Agriculture, taxes and Northern Ireland: the Brexit talks’ echoes of times past

John FitzGerald: Ireland and the UK have been here before, in our 1965 free-trade deal

Northern Ireland’s “special status”: Ministry for Commerce Jack Lynch, Northern Ireland PM Terence O’Neill, Minister for External Affairs Frank Aiken and Taoiseach Seán Lemass at Iveagh House. Photograph: Joe Clarke

Northern Ireland’s “special status”: Ministry for Commerce Jack Lynch, Northern Ireland PM Terence O’Neill, Minister for External Affairs Frank Aiken and Taoiseach Seán Lemass at Iveagh House. Photograph: Joe Clarke

 

Today our attention is focused on the Brexit negotiations with the UK. Some of the issues surfacing in them echo those that featured in the last big commercial negotiations between the UK and the Republic of Ireland, the Anglo-Irish Free Trade Agreement of 1965.

A new Labour government had come to power in the UK in 1964, and its proposed changes to the country’s trading relationships threatened Irish agriculture. With the UK as our main export outlet, and agricultural produce our biggest export item, access for Irish beef and butter to the UK market was a vital national interest for us.

So, from the end of 1964, the Irish government began an intensive programme of meetings with their UK counterparts, with the objective of securing a trade agreement that would give Irish agricultural exports better access to the crucial UK market.

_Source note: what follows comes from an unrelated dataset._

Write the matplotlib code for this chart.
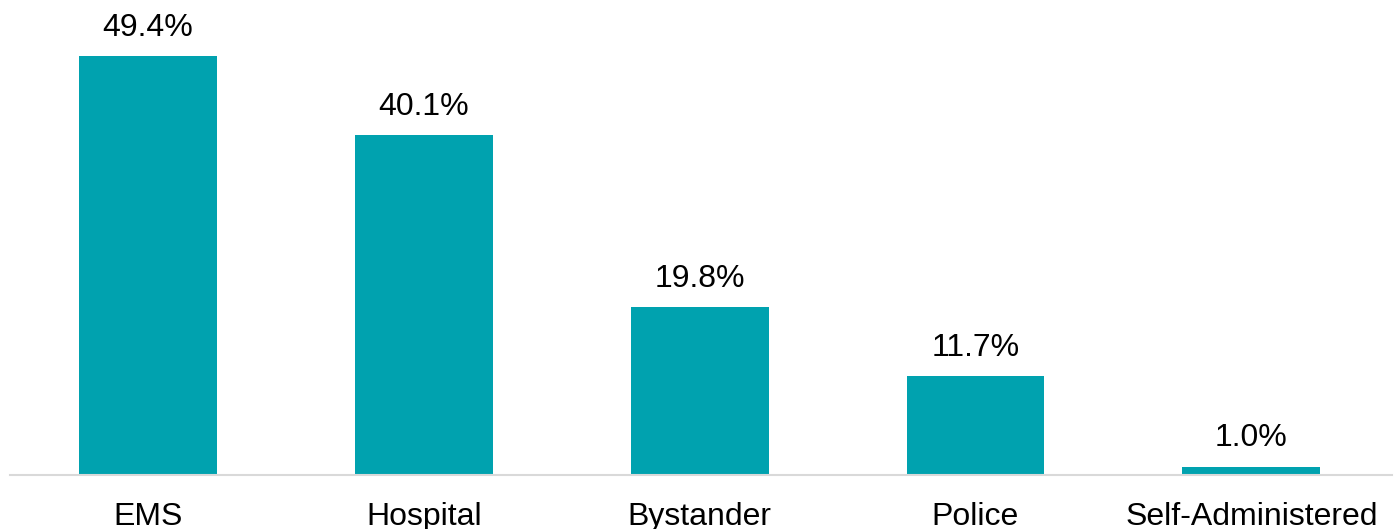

Looking at the many files on the trade negotiations, one is immediately struck by the mind-boggling detail any such talks entail

Already, from the end of the 1950s, Ireland had unilaterally begun to dismantle its very high tariff barriers as the economy began to open to the wider world, preparing for eventual membership of what is now the European Union. Given that the protection against imports was already being gradually wound down, the government were prepared to speed up this process for imports from the UK, in return for better access to the UK for agricultural produce.

Looking at the many files on the negotiations, one is immediately struck by the mind-boggling detail any such negotiation entails. Trying to establish how long Irish cattle would have to reside in the UK before being considered British cattle might seem arcane today, but settling such details is central to any trade negotiation, as the EU and UK Brexit negotiators are soon to discover.

A key issue in 1965, which took many months of discussions to resolve, was what exactly constituted an “Irish” or a “British” good, in other words what proportion of a good’s value had to originate in Ireland before it was Irish. Previously the rule set it at 25 per cent, but the UK wanted a higher threshold for certain purposes, to protect some of their textile industry. Resolving this problem took quite a number of high-level meetings. This issue will also be crucial in the Brexit negotiations – but defining a good’s “nationality” could now be a lot more difficult, given much more complex supply chains.

A second issue in 1965, which sounds familiar today, was corporation tax. In 1965 all profits on exports from Ireland were exempt from corporation tax. The UK objected that this was state aid and would have to stop. The debate continued for months. The eventual agreement was that the exemption from corporation tax could continue until 1979, by when Dublin expected Ireland to have joined the EU.

More than 50 years since the Anglo-Irish Free Trade Agreement, Irish corporation tax remains a bone of contention with many of our neighbours

Today, more than 50 years since the Anglo-Irish Free Trade Agreement, the rate of Irish corporation tax remains a serious bone of contention with many of our neighbours. Fortunately the UK has moved on from its fixation with the issue, and it is one that will not surface in the Brexit negotiations.

A third familiar issue was “special status” for Northern Ireland. Early in 1965, as taoiseach, Seán Lemass had held a historic set of meetings with the Northern Ireland prime minister, Terence O’Neill. Coming more than 40 years after partition, these encounters were felt to presage stronger relations on the island. Building a better relationship with the North also featured in the trade talks. In a bilateral meeting with the UK prime minister, Harold Wilson, in July 1965, Lemass proposed that, under the free-trade agreement, Ireland would be allowed to cut tariffs on Northern Ireland goods more rapidly than for British goods. This “special status” for Northern Ireland took the UK side by surprise, but they eventually agreed to this provision. In today’s Brexit negotiations avoiding a customs border with Northern Ireland represents a much more intractable issue.

The free-trade agreement was finally signed in December 1965. At the time it was heavily criticised in Ireland as being a diversion off the route to EU membership. Although it provided better opportunities for agriculture, it provided very limited benefits for the rest of the economy. With the benefit of hindsight, however, it formed a useful staging post on the path to EU membership. Unfortunately, today’s Brexit negotiations are about reversing the course of free trade between our countries, begun in 1965 and cemented by our joint membership of the European Union.